◆ **WORK INSTRUCTIONS**
Identify the lines bearing the string "Write" and gather them.

◆ **MATERIAL PROVIDED**
+++
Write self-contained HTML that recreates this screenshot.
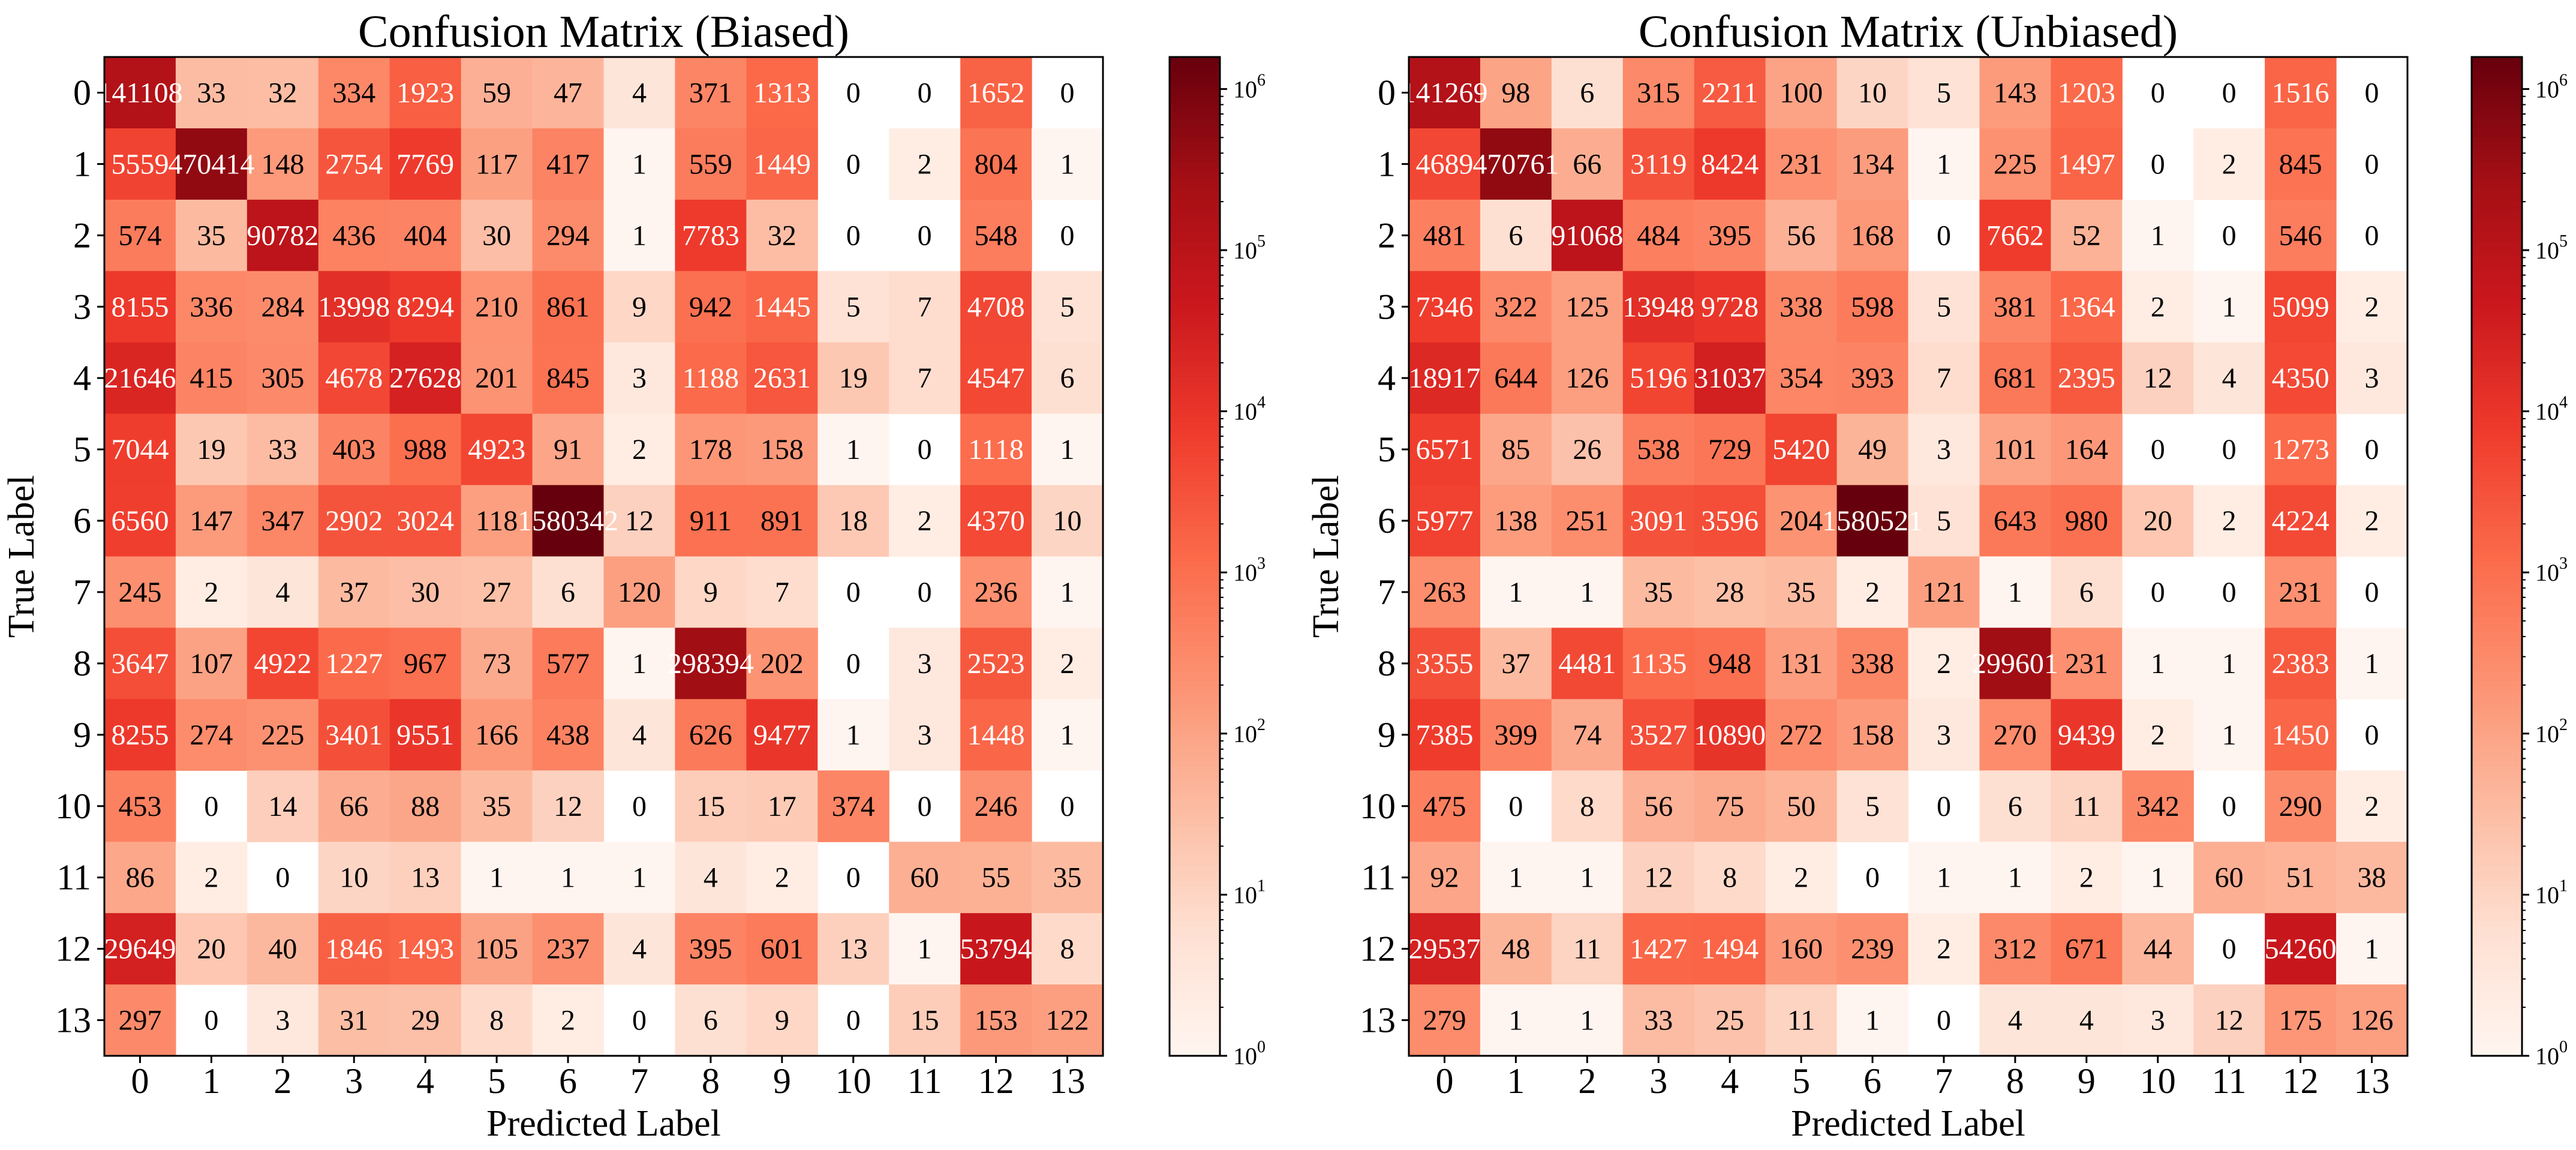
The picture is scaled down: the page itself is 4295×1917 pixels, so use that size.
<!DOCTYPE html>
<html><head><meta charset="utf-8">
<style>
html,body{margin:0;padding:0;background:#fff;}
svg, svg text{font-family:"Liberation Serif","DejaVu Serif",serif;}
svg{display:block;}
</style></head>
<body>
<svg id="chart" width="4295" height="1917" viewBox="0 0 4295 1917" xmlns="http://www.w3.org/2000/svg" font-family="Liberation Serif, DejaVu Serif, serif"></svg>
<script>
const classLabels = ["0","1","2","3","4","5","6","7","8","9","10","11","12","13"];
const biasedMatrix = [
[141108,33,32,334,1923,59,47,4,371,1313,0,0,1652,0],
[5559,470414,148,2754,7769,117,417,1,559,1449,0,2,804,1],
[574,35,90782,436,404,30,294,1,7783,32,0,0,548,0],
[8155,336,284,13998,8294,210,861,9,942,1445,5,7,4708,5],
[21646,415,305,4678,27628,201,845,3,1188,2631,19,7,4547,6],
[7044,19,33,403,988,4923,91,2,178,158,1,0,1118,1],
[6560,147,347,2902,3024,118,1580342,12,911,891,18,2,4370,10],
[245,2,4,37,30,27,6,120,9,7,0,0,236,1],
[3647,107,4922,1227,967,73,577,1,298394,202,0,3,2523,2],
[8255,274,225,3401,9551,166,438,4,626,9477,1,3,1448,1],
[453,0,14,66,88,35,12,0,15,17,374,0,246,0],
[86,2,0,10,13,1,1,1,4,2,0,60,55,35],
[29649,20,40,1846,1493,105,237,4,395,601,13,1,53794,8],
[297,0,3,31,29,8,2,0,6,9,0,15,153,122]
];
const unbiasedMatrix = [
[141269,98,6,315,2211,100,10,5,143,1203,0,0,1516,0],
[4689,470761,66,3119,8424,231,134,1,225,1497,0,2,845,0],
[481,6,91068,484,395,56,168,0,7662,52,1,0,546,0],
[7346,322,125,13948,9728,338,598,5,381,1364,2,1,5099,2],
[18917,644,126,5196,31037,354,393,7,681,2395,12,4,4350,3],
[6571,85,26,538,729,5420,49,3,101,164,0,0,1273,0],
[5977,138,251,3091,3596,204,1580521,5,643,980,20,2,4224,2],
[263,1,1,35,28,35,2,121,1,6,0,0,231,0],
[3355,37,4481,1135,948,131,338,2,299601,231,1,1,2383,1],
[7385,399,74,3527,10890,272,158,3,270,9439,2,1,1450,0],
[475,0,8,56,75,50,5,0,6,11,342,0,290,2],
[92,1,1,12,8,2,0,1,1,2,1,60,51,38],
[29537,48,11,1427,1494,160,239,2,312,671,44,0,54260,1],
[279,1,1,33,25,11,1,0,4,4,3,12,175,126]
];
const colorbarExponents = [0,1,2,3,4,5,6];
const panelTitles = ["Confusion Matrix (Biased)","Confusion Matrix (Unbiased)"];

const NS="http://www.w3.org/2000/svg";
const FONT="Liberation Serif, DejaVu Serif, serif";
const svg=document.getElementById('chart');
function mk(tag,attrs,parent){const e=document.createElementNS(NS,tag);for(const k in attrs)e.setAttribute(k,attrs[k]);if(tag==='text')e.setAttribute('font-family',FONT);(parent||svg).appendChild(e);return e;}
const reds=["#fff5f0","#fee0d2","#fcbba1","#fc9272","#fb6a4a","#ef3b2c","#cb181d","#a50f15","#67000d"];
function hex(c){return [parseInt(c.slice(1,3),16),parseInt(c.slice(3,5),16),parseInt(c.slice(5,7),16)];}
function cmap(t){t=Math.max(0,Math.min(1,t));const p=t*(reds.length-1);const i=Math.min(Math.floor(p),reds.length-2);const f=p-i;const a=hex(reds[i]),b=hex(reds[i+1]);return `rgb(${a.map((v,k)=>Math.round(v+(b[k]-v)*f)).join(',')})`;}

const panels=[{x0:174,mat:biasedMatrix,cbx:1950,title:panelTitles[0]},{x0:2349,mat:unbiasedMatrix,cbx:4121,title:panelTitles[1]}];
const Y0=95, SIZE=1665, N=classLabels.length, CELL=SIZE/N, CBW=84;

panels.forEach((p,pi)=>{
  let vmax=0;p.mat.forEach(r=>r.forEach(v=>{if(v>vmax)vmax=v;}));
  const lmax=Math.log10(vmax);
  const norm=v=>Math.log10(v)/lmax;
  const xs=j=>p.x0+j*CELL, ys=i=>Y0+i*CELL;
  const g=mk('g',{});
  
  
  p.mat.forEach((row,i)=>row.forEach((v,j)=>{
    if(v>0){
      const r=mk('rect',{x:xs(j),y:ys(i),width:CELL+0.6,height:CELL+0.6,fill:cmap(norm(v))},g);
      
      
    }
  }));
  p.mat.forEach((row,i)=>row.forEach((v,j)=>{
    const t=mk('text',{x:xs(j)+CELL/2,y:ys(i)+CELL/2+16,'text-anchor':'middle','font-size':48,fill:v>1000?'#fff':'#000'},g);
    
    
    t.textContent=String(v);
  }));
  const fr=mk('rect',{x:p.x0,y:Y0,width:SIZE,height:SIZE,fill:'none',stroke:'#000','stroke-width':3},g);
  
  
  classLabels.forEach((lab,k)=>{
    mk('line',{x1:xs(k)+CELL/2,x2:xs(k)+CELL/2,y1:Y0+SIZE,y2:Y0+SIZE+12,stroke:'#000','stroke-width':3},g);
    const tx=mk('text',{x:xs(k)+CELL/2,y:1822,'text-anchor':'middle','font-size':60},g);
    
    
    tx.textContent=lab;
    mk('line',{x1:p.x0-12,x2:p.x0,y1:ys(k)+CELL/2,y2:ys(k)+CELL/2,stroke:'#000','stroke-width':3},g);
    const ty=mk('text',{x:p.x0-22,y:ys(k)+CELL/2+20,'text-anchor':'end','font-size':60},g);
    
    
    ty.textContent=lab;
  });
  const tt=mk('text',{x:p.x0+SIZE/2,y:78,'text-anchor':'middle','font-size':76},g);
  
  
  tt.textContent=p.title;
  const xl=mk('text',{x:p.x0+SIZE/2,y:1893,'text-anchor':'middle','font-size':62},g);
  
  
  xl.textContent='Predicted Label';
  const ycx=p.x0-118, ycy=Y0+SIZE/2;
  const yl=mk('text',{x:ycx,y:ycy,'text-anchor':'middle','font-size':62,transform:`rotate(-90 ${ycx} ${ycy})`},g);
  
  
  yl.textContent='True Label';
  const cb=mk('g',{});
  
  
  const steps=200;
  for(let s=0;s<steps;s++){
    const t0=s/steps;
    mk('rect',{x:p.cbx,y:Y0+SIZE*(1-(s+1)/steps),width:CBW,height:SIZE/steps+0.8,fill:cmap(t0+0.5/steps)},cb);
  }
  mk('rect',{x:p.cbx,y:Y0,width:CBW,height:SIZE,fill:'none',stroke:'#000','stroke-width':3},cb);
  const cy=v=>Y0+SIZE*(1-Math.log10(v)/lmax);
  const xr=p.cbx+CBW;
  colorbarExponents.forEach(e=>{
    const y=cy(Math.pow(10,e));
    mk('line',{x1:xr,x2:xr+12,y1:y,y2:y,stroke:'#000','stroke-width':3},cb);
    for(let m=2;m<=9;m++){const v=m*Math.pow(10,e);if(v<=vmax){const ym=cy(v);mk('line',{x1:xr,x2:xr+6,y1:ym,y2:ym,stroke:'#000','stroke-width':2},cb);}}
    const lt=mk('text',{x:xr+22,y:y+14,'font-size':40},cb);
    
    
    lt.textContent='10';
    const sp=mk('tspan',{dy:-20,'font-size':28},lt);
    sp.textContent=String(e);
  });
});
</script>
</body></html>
+++
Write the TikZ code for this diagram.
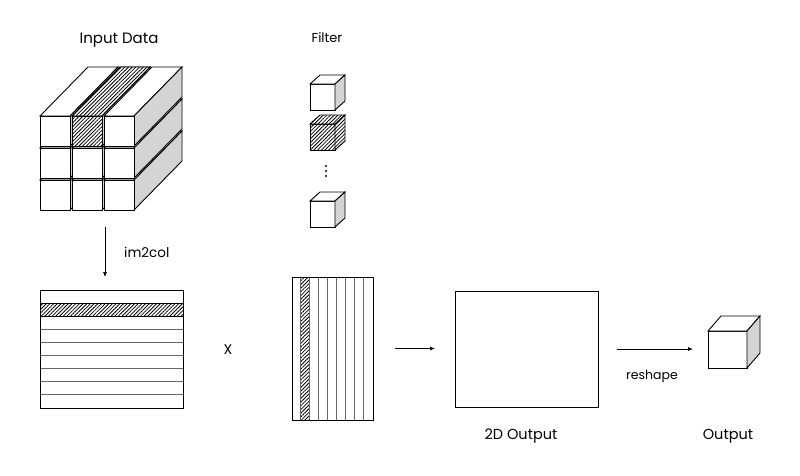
+++
◆ **TASK RESPONSE**
Write self-contained HTML that recreates this screenshot.
Write the TikZ code for this diagram.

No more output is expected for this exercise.